# WHAT THIS TASK INVOLVES
Leaving out the pictures, retype the lines from the beginning of the listing through the line containing "const isoRange = [4.2, 7.0];".

# SOURCE MATERIAL
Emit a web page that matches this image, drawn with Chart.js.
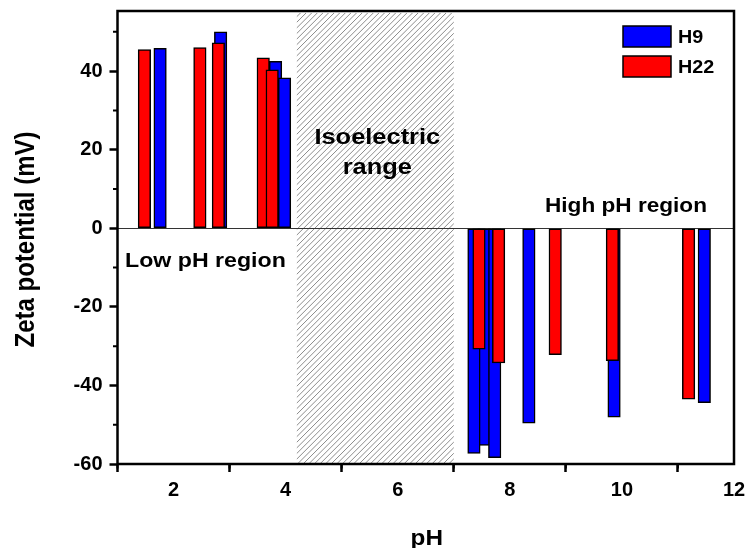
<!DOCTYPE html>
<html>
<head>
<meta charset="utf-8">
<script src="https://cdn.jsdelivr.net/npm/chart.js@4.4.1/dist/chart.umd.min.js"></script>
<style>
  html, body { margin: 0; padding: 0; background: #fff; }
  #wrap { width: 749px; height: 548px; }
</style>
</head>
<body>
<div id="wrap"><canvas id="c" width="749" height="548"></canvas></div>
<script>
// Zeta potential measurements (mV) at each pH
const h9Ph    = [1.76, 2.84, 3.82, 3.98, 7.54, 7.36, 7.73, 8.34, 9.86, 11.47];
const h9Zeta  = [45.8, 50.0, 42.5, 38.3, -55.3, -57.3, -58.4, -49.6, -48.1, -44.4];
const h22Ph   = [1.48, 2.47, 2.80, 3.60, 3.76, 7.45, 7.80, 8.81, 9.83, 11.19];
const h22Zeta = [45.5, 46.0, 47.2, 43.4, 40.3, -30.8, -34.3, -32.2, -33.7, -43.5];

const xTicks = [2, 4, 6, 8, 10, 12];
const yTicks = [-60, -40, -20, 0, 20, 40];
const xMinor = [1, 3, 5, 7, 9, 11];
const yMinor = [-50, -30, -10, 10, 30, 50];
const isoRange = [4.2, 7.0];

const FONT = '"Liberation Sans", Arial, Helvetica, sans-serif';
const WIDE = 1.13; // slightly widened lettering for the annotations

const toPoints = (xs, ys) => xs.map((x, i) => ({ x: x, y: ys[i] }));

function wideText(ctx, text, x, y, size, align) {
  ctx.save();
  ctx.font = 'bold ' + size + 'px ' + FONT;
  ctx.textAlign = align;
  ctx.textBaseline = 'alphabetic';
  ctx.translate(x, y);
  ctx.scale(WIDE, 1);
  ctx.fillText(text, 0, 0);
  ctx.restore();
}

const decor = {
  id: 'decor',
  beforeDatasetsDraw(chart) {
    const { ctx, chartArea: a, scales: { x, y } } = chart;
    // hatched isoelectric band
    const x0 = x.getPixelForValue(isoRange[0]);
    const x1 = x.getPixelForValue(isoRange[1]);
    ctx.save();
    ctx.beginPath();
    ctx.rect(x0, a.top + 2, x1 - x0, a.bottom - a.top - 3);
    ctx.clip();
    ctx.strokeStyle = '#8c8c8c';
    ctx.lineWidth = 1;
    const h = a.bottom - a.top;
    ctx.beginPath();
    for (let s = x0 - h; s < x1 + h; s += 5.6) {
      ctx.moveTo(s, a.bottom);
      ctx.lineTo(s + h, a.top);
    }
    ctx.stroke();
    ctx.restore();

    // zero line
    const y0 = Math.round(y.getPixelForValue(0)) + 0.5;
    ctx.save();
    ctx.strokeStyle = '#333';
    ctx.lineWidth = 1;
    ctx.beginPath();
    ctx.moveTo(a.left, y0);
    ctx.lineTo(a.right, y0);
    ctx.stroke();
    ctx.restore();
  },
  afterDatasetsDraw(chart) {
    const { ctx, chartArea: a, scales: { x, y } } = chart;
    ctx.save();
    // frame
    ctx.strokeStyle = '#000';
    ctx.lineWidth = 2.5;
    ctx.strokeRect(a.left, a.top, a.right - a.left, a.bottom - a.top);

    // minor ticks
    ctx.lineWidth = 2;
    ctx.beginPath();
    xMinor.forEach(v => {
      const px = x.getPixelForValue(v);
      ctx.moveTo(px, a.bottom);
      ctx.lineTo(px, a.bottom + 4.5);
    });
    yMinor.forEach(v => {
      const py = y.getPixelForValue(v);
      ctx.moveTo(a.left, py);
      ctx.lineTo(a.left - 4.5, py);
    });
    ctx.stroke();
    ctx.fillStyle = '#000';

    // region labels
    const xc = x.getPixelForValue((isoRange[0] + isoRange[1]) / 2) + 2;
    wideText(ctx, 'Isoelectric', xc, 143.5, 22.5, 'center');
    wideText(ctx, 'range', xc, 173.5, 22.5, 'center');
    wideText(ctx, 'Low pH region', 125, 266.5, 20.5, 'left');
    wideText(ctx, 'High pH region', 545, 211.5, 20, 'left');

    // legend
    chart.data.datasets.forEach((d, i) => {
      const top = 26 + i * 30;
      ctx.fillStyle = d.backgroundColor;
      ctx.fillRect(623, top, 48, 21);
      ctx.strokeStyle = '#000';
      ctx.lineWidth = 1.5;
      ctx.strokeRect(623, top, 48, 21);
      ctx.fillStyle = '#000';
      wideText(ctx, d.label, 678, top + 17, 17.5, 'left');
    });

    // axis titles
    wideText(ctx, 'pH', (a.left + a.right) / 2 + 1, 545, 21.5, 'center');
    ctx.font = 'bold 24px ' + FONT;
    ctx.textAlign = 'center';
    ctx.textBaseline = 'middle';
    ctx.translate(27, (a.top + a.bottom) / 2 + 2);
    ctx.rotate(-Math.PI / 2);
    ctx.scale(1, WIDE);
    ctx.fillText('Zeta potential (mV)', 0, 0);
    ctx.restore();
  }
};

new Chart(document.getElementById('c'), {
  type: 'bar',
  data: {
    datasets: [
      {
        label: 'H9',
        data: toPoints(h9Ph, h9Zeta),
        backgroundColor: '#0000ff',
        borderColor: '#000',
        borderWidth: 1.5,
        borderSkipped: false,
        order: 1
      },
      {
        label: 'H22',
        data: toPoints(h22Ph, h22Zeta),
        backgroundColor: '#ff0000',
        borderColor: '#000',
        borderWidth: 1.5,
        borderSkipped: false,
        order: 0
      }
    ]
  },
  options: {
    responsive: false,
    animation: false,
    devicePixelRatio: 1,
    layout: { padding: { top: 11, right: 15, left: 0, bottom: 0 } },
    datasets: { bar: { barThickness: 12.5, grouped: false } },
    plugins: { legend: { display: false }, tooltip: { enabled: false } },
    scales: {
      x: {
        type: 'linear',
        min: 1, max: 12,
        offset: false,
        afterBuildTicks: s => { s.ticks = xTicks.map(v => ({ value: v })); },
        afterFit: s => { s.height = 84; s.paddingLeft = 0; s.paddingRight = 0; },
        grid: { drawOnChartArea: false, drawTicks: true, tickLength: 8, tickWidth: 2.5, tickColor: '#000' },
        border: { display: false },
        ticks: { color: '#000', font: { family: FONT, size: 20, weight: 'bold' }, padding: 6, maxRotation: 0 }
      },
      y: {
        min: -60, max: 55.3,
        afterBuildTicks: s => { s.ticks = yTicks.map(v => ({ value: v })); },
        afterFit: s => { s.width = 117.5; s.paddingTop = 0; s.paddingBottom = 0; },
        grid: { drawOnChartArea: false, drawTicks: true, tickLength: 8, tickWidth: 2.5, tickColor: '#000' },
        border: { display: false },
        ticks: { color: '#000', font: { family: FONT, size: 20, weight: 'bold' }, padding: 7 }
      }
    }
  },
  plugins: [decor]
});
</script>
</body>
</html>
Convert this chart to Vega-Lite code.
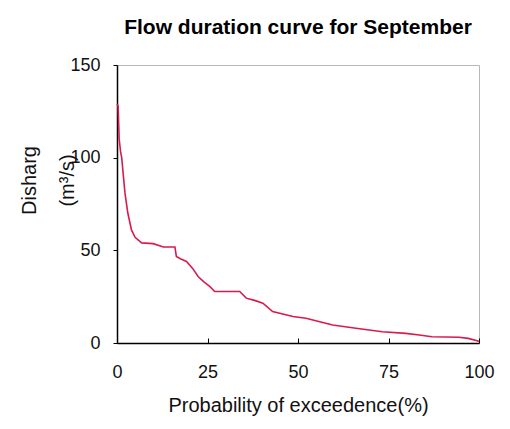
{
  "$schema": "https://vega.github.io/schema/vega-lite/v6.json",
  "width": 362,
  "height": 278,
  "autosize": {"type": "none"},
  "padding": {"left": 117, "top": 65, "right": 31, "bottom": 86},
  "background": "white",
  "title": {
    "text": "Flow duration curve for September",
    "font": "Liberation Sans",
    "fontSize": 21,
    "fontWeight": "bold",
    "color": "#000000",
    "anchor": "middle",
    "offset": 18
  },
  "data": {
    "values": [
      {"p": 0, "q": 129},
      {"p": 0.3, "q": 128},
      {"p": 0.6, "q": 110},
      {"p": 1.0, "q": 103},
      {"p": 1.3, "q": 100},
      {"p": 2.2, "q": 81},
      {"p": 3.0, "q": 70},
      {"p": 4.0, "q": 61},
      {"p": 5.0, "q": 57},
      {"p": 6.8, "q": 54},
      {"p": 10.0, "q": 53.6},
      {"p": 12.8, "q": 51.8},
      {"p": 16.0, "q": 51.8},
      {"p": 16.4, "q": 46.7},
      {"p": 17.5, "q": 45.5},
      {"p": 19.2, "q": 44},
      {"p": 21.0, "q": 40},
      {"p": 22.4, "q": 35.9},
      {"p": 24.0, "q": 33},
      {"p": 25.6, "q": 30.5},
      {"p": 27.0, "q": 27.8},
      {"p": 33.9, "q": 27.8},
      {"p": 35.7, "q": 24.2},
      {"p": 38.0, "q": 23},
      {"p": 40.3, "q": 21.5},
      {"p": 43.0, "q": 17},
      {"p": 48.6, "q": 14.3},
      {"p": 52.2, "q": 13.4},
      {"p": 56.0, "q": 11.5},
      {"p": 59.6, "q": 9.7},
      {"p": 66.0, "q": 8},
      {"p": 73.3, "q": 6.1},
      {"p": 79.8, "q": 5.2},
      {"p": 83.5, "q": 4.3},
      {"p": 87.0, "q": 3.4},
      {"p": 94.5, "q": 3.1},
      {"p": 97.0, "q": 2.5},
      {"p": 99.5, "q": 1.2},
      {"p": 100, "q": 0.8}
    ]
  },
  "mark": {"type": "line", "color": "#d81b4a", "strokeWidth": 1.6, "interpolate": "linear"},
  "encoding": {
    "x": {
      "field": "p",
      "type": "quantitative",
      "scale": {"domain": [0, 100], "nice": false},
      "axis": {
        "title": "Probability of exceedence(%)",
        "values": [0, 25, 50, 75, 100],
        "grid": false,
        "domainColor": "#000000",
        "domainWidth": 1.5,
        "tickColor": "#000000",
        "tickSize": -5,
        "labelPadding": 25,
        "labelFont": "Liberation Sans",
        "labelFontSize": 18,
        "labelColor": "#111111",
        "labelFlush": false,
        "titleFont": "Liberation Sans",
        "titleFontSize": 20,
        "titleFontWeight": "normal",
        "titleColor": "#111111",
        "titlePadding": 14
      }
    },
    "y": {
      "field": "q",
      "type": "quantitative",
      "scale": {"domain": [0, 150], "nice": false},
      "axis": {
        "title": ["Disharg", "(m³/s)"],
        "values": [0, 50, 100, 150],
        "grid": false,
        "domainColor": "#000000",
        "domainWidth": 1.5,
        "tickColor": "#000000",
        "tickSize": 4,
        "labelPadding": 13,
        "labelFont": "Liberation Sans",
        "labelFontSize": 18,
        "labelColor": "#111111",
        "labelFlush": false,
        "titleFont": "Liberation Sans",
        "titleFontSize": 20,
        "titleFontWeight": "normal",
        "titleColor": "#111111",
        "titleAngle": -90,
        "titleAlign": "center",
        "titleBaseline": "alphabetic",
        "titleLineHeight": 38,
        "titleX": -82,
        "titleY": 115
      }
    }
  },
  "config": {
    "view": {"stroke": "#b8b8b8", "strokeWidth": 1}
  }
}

# EXERCISE RESPONSE
Emit a web page that matches this image, drawn with Chart.js.
<!DOCTYPE html>
<html>
<head>
<meta charset="utf-8">
<script src="https://cdn.jsdelivr.net/npm/chart.js@4.4.1/dist/chart.umd.min.js"></script>
<style>
  html, body { margin: 0; padding: 0; background: #fff; }
  #wrap { width: 749px; height: 548px; }
</style>
</head>
<body>
<div id="wrap"><canvas id="c" width="749" height="548"></canvas></div>
<script>
// Zeta potential measurements (mV) at each pH
const h9Ph    = [1.76, 2.84, 3.82, 3.98, 7.54, 7.36, 7.73, 8.34, 9.86, 11.47];
const h9Zeta  = [45.8, 50.0, 42.5, 38.3, -55.3, -57.3, -58.4, -49.6, -48.1, -44.4];
const h22Ph   = [1.48, 2.47, 2.80, 3.60, 3.76, 7.45, 7.80, 8.81, 9.83, 11.19];
const h22Zeta = [45.5, 46.0, 47.2, 43.4, 40.3, -30.8, -34.3, -32.2, -33.7, -43.5];

const xTicks = [2, 4, 6, 8, 10, 12];
const yTicks = [-60, -40, -20, 0, 20, 40];
const xMinor = [1, 3, 5, 7, 9, 11];
const yMinor = [-50, -30, -10, 10, 30, 50];
const isoRange = [4.2, 7.0];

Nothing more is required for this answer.